WHAT IS BEING ASKED: All of the data should be output character for character, except the pictures.

start DATA BLOCK

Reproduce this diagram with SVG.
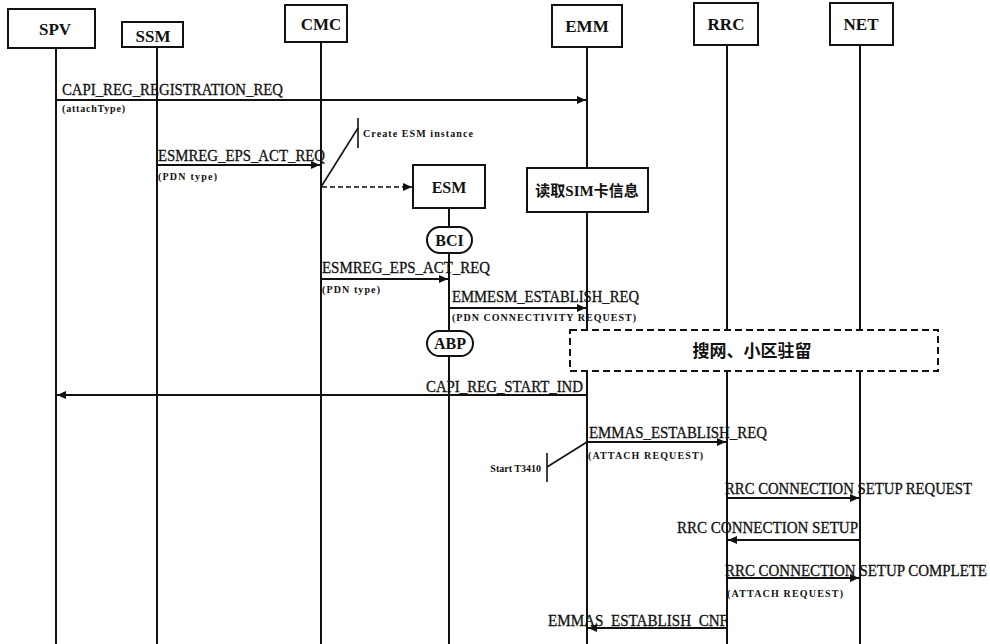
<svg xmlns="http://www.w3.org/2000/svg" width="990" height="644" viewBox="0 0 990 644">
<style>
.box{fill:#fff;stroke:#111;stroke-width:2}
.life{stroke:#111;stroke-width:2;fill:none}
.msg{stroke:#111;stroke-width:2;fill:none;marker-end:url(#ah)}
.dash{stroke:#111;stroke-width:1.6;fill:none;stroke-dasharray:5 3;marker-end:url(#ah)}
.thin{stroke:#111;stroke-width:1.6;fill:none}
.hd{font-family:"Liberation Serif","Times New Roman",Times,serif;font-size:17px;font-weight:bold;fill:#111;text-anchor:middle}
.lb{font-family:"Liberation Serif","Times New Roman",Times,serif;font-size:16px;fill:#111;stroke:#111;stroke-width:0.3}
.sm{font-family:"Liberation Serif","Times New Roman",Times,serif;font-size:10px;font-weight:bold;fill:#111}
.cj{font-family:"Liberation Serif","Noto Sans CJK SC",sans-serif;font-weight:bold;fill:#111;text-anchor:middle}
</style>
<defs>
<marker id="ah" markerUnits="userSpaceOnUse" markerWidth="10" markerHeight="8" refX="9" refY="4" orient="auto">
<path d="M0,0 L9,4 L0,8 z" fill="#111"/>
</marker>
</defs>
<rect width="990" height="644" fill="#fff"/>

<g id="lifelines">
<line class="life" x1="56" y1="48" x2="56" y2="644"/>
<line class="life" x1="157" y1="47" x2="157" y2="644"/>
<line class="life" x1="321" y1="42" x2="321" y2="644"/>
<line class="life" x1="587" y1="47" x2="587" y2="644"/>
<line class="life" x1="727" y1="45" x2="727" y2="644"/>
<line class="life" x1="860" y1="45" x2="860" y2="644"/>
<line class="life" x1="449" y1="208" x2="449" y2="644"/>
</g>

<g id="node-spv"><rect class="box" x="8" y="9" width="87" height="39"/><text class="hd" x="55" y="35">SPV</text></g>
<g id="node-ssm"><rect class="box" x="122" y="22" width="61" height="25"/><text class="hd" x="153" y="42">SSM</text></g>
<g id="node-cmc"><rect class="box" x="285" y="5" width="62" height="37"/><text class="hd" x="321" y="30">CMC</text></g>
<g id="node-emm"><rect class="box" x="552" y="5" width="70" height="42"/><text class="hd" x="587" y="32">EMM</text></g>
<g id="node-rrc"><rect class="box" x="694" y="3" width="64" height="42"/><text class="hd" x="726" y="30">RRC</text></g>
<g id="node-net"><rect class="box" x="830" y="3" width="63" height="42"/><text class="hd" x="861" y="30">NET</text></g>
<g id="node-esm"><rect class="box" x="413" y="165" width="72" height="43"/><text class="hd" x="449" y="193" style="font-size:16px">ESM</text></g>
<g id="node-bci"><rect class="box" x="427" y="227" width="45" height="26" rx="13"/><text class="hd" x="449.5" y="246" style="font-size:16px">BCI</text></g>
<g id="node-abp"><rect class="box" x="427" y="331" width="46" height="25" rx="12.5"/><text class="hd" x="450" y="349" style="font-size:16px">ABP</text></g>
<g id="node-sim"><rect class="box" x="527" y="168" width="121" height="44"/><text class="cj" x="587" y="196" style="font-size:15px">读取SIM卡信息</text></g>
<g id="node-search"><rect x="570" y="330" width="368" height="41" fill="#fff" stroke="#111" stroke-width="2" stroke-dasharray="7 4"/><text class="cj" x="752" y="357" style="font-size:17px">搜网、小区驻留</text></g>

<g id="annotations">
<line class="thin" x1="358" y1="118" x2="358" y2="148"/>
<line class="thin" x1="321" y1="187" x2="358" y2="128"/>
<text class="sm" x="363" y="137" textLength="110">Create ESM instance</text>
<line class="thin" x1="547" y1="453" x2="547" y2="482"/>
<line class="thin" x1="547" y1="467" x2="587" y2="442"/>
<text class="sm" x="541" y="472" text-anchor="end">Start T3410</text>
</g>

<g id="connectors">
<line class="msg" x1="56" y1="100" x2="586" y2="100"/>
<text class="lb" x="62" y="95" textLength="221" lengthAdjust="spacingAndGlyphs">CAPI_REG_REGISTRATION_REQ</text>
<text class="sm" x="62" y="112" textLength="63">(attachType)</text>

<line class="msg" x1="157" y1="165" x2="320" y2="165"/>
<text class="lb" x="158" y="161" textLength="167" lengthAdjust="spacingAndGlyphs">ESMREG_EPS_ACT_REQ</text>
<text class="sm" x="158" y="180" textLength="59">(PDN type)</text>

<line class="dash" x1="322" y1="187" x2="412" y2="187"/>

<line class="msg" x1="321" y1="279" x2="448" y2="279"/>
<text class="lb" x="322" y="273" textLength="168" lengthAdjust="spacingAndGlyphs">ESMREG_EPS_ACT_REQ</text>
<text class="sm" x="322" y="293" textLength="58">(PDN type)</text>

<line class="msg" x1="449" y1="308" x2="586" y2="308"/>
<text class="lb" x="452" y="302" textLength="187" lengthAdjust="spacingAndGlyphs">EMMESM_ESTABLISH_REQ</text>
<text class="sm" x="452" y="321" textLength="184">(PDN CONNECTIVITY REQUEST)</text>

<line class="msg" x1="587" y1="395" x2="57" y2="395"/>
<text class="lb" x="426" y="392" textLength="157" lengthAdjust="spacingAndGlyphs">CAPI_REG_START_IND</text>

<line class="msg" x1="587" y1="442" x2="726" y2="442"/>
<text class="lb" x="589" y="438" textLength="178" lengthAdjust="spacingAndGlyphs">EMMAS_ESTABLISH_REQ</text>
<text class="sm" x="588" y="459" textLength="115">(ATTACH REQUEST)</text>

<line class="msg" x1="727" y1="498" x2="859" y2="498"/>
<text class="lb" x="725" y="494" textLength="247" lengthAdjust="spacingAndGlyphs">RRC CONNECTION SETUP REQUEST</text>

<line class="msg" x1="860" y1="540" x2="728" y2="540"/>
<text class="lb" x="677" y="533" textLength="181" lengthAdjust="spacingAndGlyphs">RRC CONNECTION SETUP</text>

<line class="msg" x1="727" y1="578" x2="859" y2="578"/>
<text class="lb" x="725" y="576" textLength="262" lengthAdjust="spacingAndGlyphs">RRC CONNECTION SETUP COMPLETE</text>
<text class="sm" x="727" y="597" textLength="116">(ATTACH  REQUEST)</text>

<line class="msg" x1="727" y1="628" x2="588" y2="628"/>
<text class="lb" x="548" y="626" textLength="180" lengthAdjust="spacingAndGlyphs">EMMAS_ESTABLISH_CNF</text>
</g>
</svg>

end DATA BLOCK

COMPLETE OUTPUT:
Reproduce this diagram with SVG.
<svg xmlns="http://www.w3.org/2000/svg" width="990" height="644" viewBox="0 0 990 644">
<style>
.box{fill:#fff;stroke:#111;stroke-width:2}
.life{stroke:#111;stroke-width:2;fill:none}
.msg{stroke:#111;stroke-width:2;fill:none;marker-end:url(#ah)}
.dash{stroke:#111;stroke-width:1.6;fill:none;stroke-dasharray:5 3;marker-end:url(#ah)}
.thin{stroke:#111;stroke-width:1.6;fill:none}
.hd{font-family:"Liberation Serif","Times New Roman",Times,serif;font-size:17px;font-weight:bold;fill:#111;text-anchor:middle}
.lb{font-family:"Liberation Serif","Times New Roman",Times,serif;font-size:16px;fill:#111;stroke:#111;stroke-width:0.3}
.sm{font-family:"Liberation Serif","Times New Roman",Times,serif;font-size:10px;font-weight:bold;fill:#111}
.cj{font-family:"Liberation Serif","Noto Sans CJK SC",sans-serif;font-weight:bold;fill:#111;text-anchor:middle}
</style>
<defs>
<marker id="ah" markerUnits="userSpaceOnUse" markerWidth="10" markerHeight="8" refX="9" refY="4" orient="auto">
<path d="M0,0 L9,4 L0,8 z" fill="#111"/>
</marker>
</defs>
<rect width="990" height="644" fill="#fff"/>

<g id="lifelines">
<line class="life" x1="56" y1="48" x2="56" y2="644"/>
<line class="life" x1="157" y1="47" x2="157" y2="644"/>
<line class="life" x1="321" y1="42" x2="321" y2="644"/>
<line class="life" x1="587" y1="47" x2="587" y2="644"/>
<line class="life" x1="727" y1="45" x2="727" y2="644"/>
<line class="life" x1="860" y1="45" x2="860" y2="644"/>
<line class="life" x1="449" y1="208" x2="449" y2="644"/>
</g>

<g id="node-spv"><rect class="box" x="8" y="9" width="87" height="39"/><text class="hd" x="55" y="35">SPV</text></g>
<g id="node-ssm"><rect class="box" x="122" y="22" width="61" height="25"/><text class="hd" x="153" y="42">SSM</text></g>
<g id="node-cmc"><rect class="box" x="285" y="5" width="62" height="37"/><text class="hd" x="321" y="30">CMC</text></g>
<g id="node-emm"><rect class="box" x="552" y="5" width="70" height="42"/><text class="hd" x="587" y="32">EMM</text></g>
<g id="node-rrc"><rect class="box" x="694" y="3" width="64" height="42"/><text class="hd" x="726" y="30">RRC</text></g>
<g id="node-net"><rect class="box" x="830" y="3" width="63" height="42"/><text class="hd" x="861" y="30">NET</text></g>
<g id="node-esm"><rect class="box" x="413" y="165" width="72" height="43"/><text class="hd" x="449" y="193" style="font-size:16px">ESM</text></g>
<g id="node-bci"><rect class="box" x="427" y="227" width="45" height="26" rx="13"/><text class="hd" x="449.5" y="246" style="font-size:16px">BCI</text></g>
<g id="node-abp"><rect class="box" x="427" y="331" width="46" height="25" rx="12.5"/><text class="hd" x="450" y="349" style="font-size:16px">ABP</text></g>
<g id="node-sim"><rect class="box" x="527" y="168" width="121" height="44"/><text class="cj" x="587" y="196" style="font-size:15px">读取SIM卡信息</text></g>
<g id="node-search"><rect x="570" y="330" width="368" height="41" fill="#fff" stroke="#111" stroke-width="2" stroke-dasharray="7 4"/><text class="cj" x="752" y="357" style="font-size:17px">搜网、小区驻留</text></g>

<g id="annotations">
<line class="thin" x1="358" y1="118" x2="358" y2="148"/>
<line class="thin" x1="321" y1="187" x2="358" y2="128"/>
<text class="sm" x="363" y="137" textLength="110">Create ESM instance</text>
<line class="thin" x1="547" y1="453" x2="547" y2="482"/>
<line class="thin" x1="547" y1="467" x2="587" y2="442"/>
<text class="sm" x="541" y="472" text-anchor="end">Start T3410</text>
</g>

<g id="connectors">
<line class="msg" x1="56" y1="100" x2="586" y2="100"/>
<text class="lb" x="62" y="95" textLength="221" lengthAdjust="spacingAndGlyphs">CAPI_REG_REGISTRATION_REQ</text>
<text class="sm" x="62" y="112" textLength="63">(attachType)</text>

<line class="msg" x1="157" y1="165" x2="320" y2="165"/>
<text class="lb" x="158" y="161" textLength="167" lengthAdjust="spacingAndGlyphs">ESMREG_EPS_ACT_REQ</text>
<text class="sm" x="158" y="180" textLength="59">(PDN type)</text>

<line class="dash" x1="322" y1="187" x2="412" y2="187"/>

<line class="msg" x1="321" y1="279" x2="448" y2="279"/>
<text class="lb" x="322" y="273" textLength="168" lengthAdjust="spacingAndGlyphs">ESMREG_EPS_ACT_REQ</text>
<text class="sm" x="322" y="293" textLength="58">(PDN type)</text>

<line class="msg" x1="449" y1="308" x2="586" y2="308"/>
<text class="lb" x="452" y="302" textLength="187" lengthAdjust="spacingAndGlyphs">EMMESM_ESTABLISH_REQ</text>
<text class="sm" x="452" y="321" textLength="184">(PDN CONNECTIVITY REQUEST)</text>

<line class="msg" x1="587" y1="395" x2="57" y2="395"/>
<text class="lb" x="426" y="392" textLength="157" lengthAdjust="spacingAndGlyphs">CAPI_REG_START_IND</text>

<line class="msg" x1="587" y1="442" x2="726" y2="442"/>
<text class="lb" x="589" y="438" textLength="178" lengthAdjust="spacingAndGlyphs">EMMAS_ESTABLISH_REQ</text>
<text class="sm" x="588" y="459" textLength="115">(ATTACH REQUEST)</text>

<line class="msg" x1="727" y1="498" x2="859" y2="498"/>
<text class="lb" x="725" y="494" textLength="247" lengthAdjust="spacingAndGlyphs">RRC CONNECTION SETUP REQUEST</text>

<line class="msg" x1="860" y1="540" x2="728" y2="540"/>
<text class="lb" x="677" y="533" textLength="181" lengthAdjust="spacingAndGlyphs">RRC CONNECTION SETUP</text>

<line class="msg" x1="727" y1="578" x2="859" y2="578"/>
<text class="lb" x="725" y="576" textLength="262" lengthAdjust="spacingAndGlyphs">RRC CONNECTION SETUP COMPLETE</text>
<text class="sm" x="727" y="597" textLength="116">(ATTACH  REQUEST)</text>

<line class="msg" x1="727" y1="628" x2="588" y2="628"/>
<text class="lb" x="548" y="626" textLength="180" lengthAdjust="spacingAndGlyphs">EMMAS_ESTABLISH_CNF</text>
</g>
</svg>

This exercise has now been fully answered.